There was nothing merry or bright on Wednesday night in The Little Town of Bethlehem, where Christians believe Jesus was born. Instead, it looked old Scrooge got there ahead of the tourists — or perhaps it was the Grinch.
Arabs shut down the electricity feeding the lights twinkling on the Christmas tree outside the Church of the Nativity, allegedly to protest the decision by U.S. President Donald Trump to recognize Jerusalem as the eternal capital of the State of Israel.
Bethlehem municipal media officer Fady Ghattas said, “The Christmas tree was switched off on the order of the mayor today in protest at Trump’s decision,” adding it was unclear whether the lights would return prior to the main holiday celebrations.
Likewise, a similar Christmas tree adorned with lights set up next to the burial site of the late PLO chief Yasser Arafat in the Palestinian Authority capital of Ramallah also went dark.
Barely 24 hours earlier, protesters in Bethlehem were burning pictures of President Trump even before he had delivered his speech.
Bethlehem Mayor Anton Salman, elected to his office earlier this year, is a Roman Catholic and his deputy mayor is Greek Orthodox, despite the fact that Christians are a minority of 12,000 in Bethlehem, where there is a 20,000-strong majority of Muslims.
Bethlehem is a popular tourist site, with an average 2.5 million tourists visiting the city to see the place where Christians believe Jesus was born; most spend just a few hours, as part of their broader plans to see Israel and surrounds.
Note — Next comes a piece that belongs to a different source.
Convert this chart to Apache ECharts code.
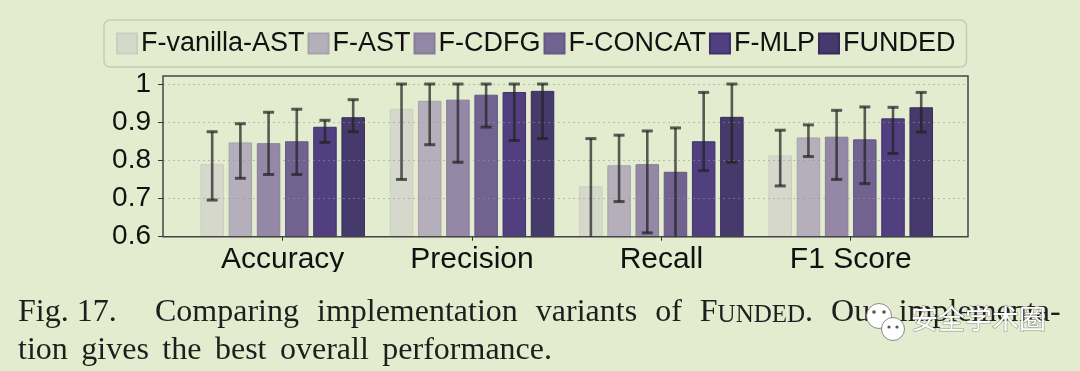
<!DOCTYPE html>
<html>
<head>
<meta charset="utf-8">
<script src="https://cdn.jsdelivr.net/npm/echarts@6/dist/echarts.min.js"></script>
<style>
html,body{margin:0;padding:0;background:#e3ecce;}
#chart{width:1080px;height:371px;}
</style>
</head>
<body>
<div id="chart"></div>
<script>
// ---- data ----
const categories = ['Accuracy', 'Precision', 'Recall', 'F1 Score'];
const seriesNames = ['F-vanilla-AST', 'F-AST', 'F-CDFG', 'F-CONCAT', 'F-MLP', 'FUNDED'];
const yTickValues = [0.6, 0.7, 0.8, 0.9, 1.0];
const yTickLabels = ['0.6', '0.7', '0.8', '0.9', '1'];

const vanillaAST      = [0.790, 0.935, 0.732, 0.813];
const vanillaASTLow   = [0.696, 0.750, 0.580, 0.733];
const vanillaASTHigh  = [0.875, 1.000, 0.857, 0.879];

const fAST            = [0.847, 0.956, 0.787, 0.860];
const fASTLow         = [0.753, 0.841, 0.692, 0.810];
const fASTHigh        = [0.896, 1.000, 0.866, 0.893];

const fCDFG           = [0.845, 0.959, 0.790, 0.862];
const fCDFGLow        = [0.763, 0.795, 0.610, 0.750];
const fCDFGHigh       = [0.926, 1.000, 0.877, 0.931];

const fCONCAT         = [0.850, 0.972, 0.770, 0.855];
const fCONCATLow      = [0.763, 0.887, 0.580, 0.739];
const fCONCATHigh     = [0.934, 1.000, 0.885, 0.940];

const fMLP            = [0.888, 0.979, 0.850, 0.910];
const fMLPLow         = [0.847, 0.852, 0.773, 0.818];
const fMLPHigh        = [0.905, 1.000, 0.978, 0.939];

const funded          = [0.913, 0.982, 0.914, 0.939];
const fundedLow       = [0.875, 0.857, 0.795, 0.874];
const fundedHigh      = [0.959, 1.000, 1.000, 0.978];

const captionLine1Head = 'Fig. 17.';
const captionLine1Words = ['Comparing', 'implementation', 'variants', 'of', 'F|UNDED|.', 'Our', 'implementa-'];
const captionLine2Words = ['tion', 'gives', 'the', 'best', 'overall', 'performance.'];
const watermarkText = '安全学术圈';

// ---- styling ----
const BG = '#e3ecce';
const colors  = ['#d5d8cb', '#b4afba', '#9587a6', '#726290', '#523f80', '#463a6c'];
const borders = ['#c9d0bd', '#a6a3ae', '#877c99', '#655786', '#3f3170', '#372c5a'];
const Y_MIN = 0.6, Y_MAX = 1.021;
const BAR_W = 23.5, BAR_GAP = 0.2;

const values = [vanillaAST, fAST, fCDFG, fCONCAT, fMLP, funded];
const lows   = [vanillaASTLow, fASTLow, fCDFGLow, fCONCATLow, fMLPLow, fundedLow];
const highs  = [vanillaASTHigh, fASTHigh, fCDFGHigh, fCONCATHigh, fMLPHigh, fundedHigh];

const errData = [];
seriesNames.forEach((n, si) => {
  categories.forEach((c, ci) => {
    errData.push([ci, lows[si][ci], highs[si][ci], si]);
  });
});

const barSeries = seriesNames.map((name, i) => ({
  name: name,
  type: 'bar',
  xAxisIndex: 1,
  yAxisIndex: 1,
  barWidth: BAR_W,
  barGap: (BAR_GAP * 100) + '%',
  data: values[i],
  itemStyle: { color: colors[i], borderColor: borders[i], borderWidth: 1 },
  z: 2
}));

const nS = seriesNames.length;
const errSeries = {
  type: 'custom',
  name: 'err',
  xAxisIndex: 1,
  yAxisIndex: 1,
  z: 6,
  silent: true,
  clip: false,
  data: errData,
  renderItem: function (params, api) {
    const ci = api.value(0), lo = api.value(1), hi = api.value(2), si = api.value(3);
    const pitch = BAR_W * (1 + BAR_GAP);
    const cx = api.coord([ci, hi])[0] + (si - (nS - 1) / 2) * pitch;
    const yHi = api.coord([ci, Math.min(hi, Y_MAX)])[1];
    const loClamped = lo < Y_MIN;
    const yLo = api.coord([ci, Math.max(lo, Y_MIN)])[1];
    const col = 'rgba(35,35,35,0.72)';
    const capW = 5.5;
    const children = [
      { type: 'line', shape: { x1: cx, y1: yHi, x2: cx, y2: yLo }, style: { stroke: col, lineWidth: 2.6 } },
      { type: 'line', shape: { x1: cx - capW, y1: yHi, x2: cx + capW, y2: yHi }, style: { stroke: col, lineWidth: 3 } }
    ];
    if (!loClamped) {
      children.push({ type: 'line', shape: { x1: cx - capW, y1: yLo, x2: cx + capW, y2: yLo }, style: { stroke: col, lineWidth: 3 } });
    }
    return { type: 'group', children: children };
  }
};

function yLabel(v) {
  for (let i = 0; i < yTickValues.length; i++) {
    if (Math.abs(v - yTickValues[i]) < 1e-6) return yTickLabels[i];
  }
  return '';
}

// build justified-looking caption lines with wider word spaces
function richLine(words, spaceTok) {
  const parts = [];
  words.forEach((w, i) => {
    if (w.indexOf('|') >= 0) {
      const p = w.split('|');
      parts.push('{n|' + p[0] + '}{s|' + p[1] + '}' + (p[2] ? '{n|' + p[2] + '}' : ''));
    } else {
      parts.push('{n|' + w + '}');
    }
    if (i < words.length - 1) parts.push('{' + spaceTok + '| }');
  });
  return parts.join('');
}

const chart = echarts.init(document.getElementById('chart'), null, { renderer: 'canvas' });
const serif = '"Liberation Serif", "DejaVu Serif", serif';
const capFont = '32px ' + serif;
const capRich = {
  n: { font: capFont, fill: '#1e1e1e', verticalAlign: 'bottom' },
  s: { font: '25px ' + serif, fill: '#1e1e1e', verticalAlign: 'bottom', padding: [0, 0, 1, 0] },
  w1: { font: capFont, width: 18 },
  w2: { font: capFont, width: 13.5 }
};
const option = {
  backgroundColor: BG,
  animation: false,
  textStyle: { fontFamily: '"Liberation Sans", Arial, sans-serif' },
  legend: {
    data: seriesNames,
    left: 104,
    top: 20,
    icon: 'rect',
    itemWidth: 20,
    itemHeight: 20,
    itemGap: 3,
    padding: [10, 11, 10, 12],
    borderColor: '#c5ccb6',
    borderWidth: 1.5,
    borderRadius: 6,
    selectedMode: false,
    textStyle: { fontSize: 27, color: '#111', fontFamily: '"Liberation Sans", Arial, sans-serif', padding: [0, 0, 0, -1] }
  },
  grid: [
    { left: 163, right: 112, top: 76, bottom: 134.3, show: true, borderColor: '#454545', borderWidth: 1.5, backgroundColor: 'transparent', z: 4 },
    { left: 188, right: 134.6, top: 76, bottom: 134.3 }
  ],
  xAxis: [
    { type: 'value', gridIndex: 0, min: 0, max: 1, show: false },
    {
      type: 'category', gridIndex: 1, data: categories,
      axisLine: { show: false },
      axisTick: { show: true, alignWithLabel: true, length: 4, lineStyle: { color: '#333', width: 1 } },
      axisLabel: { fontSize: 30, color: '#111', margin: 8, fontFamily: '"Liberation Sans", Arial, sans-serif' }
    }
  ],
  yAxis: [
    {
      type: 'value', gridIndex: 0, min: Y_MIN, max: Y_MAX, interval: 0.1, z: 3,
      axisLine: { show: false },
      axisTick: { show: true, length: 5, lineStyle: { color: '#333', width: 1 }, customValues: yTickValues },
      axisLabel: { fontSize: 28, color: '#111', margin: 12, formatter: yLabel, customValues: yTickValues,
                   fontFamily: '"Liberation Sans", Arial, sans-serif' },
      splitLine: { show: true, lineStyle: { type: [2, 3], color: 'rgba(150,150,150,0.55)', width: 1 } }
    },
    { type: 'value', gridIndex: 1, min: Y_MIN, max: Y_MAX, interval: 0.1, show: false }
  ],
  graphic: [
    { type: 'rect', z: 100, shape: { x: 0, y: 272, width: 1080, height: 14 }, style: { fill: BG } },
    { type: 'text', z: 100, x: 18, y: 297, style: { text: captionLine1Head, font: capFont, fill: '#1e1e1e' } },
    { type: 'text', z: 100, x: 155, y: 297, style: { text: richLine(captionLine1Words, 'w1'), rich: capRich } },
    { type: 'text', z: 100, x: 18, y: 335, style: { text: richLine(captionLine2Words, 'w2'), rich: capRich } },
    // watermark
    { type: 'circle', z: 110, shape: { cx: 879, cy: 316, r: 12.5 }, style: { fill: '#fff', stroke: 'rgba(110,110,110,0.8)', lineWidth: 1 } },
    { type: 'circle', z: 111, shape: { cx: 893, cy: 329, r: 11.5 }, style: { fill: '#fff', stroke: 'rgba(110,110,110,0.8)', lineWidth: 1 } },
    { type: 'circle', z: 112, shape: { cx: 874, cy: 312, r: 1.8 }, style: { fill: '#555' } },
    { type: 'circle', z: 112, shape: { cx: 884, cy: 312, r: 1.8 }, style: { fill: '#555' } },
    { type: 'circle', z: 112, shape: { cx: 889, cy: 327, r: 1.6 }, style: { fill: '#555' } },
    { type: 'circle', z: 112, shape: { cx: 897, cy: 327, r: 1.6 }, style: { fill: '#555' } },
    { type: 'text', z: 113, x: 911, y: 305, style: {
        text: watermarkText, font: '27px "Noto Sans CJK SC"', fill: '#ffffff',
        stroke: 'rgba(80,80,80,0.55)', lineWidth: 1.2,
        shadowColor: 'rgba(0,0,0,0.5)', shadowBlur: 2, shadowOffsetX: 1, shadowOffsetY: 1
    } }
  ],
  series: barSeries.concat([errSeries])
};
chart.setOption(option);
</script>
</body>
</html>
Christmas is one of the busiest — and most lucrative — times of the year for the people of Bethlehem. Going dark may indeed be an eloquent way to express political distress over President Trump’s decision, but for a people forever in need of foreign aid in order to survive, depriving Christian tourists of the very reason for their visit after they’ve traveled long hours and thousands of miles to get there doesn’t seem to make much sense.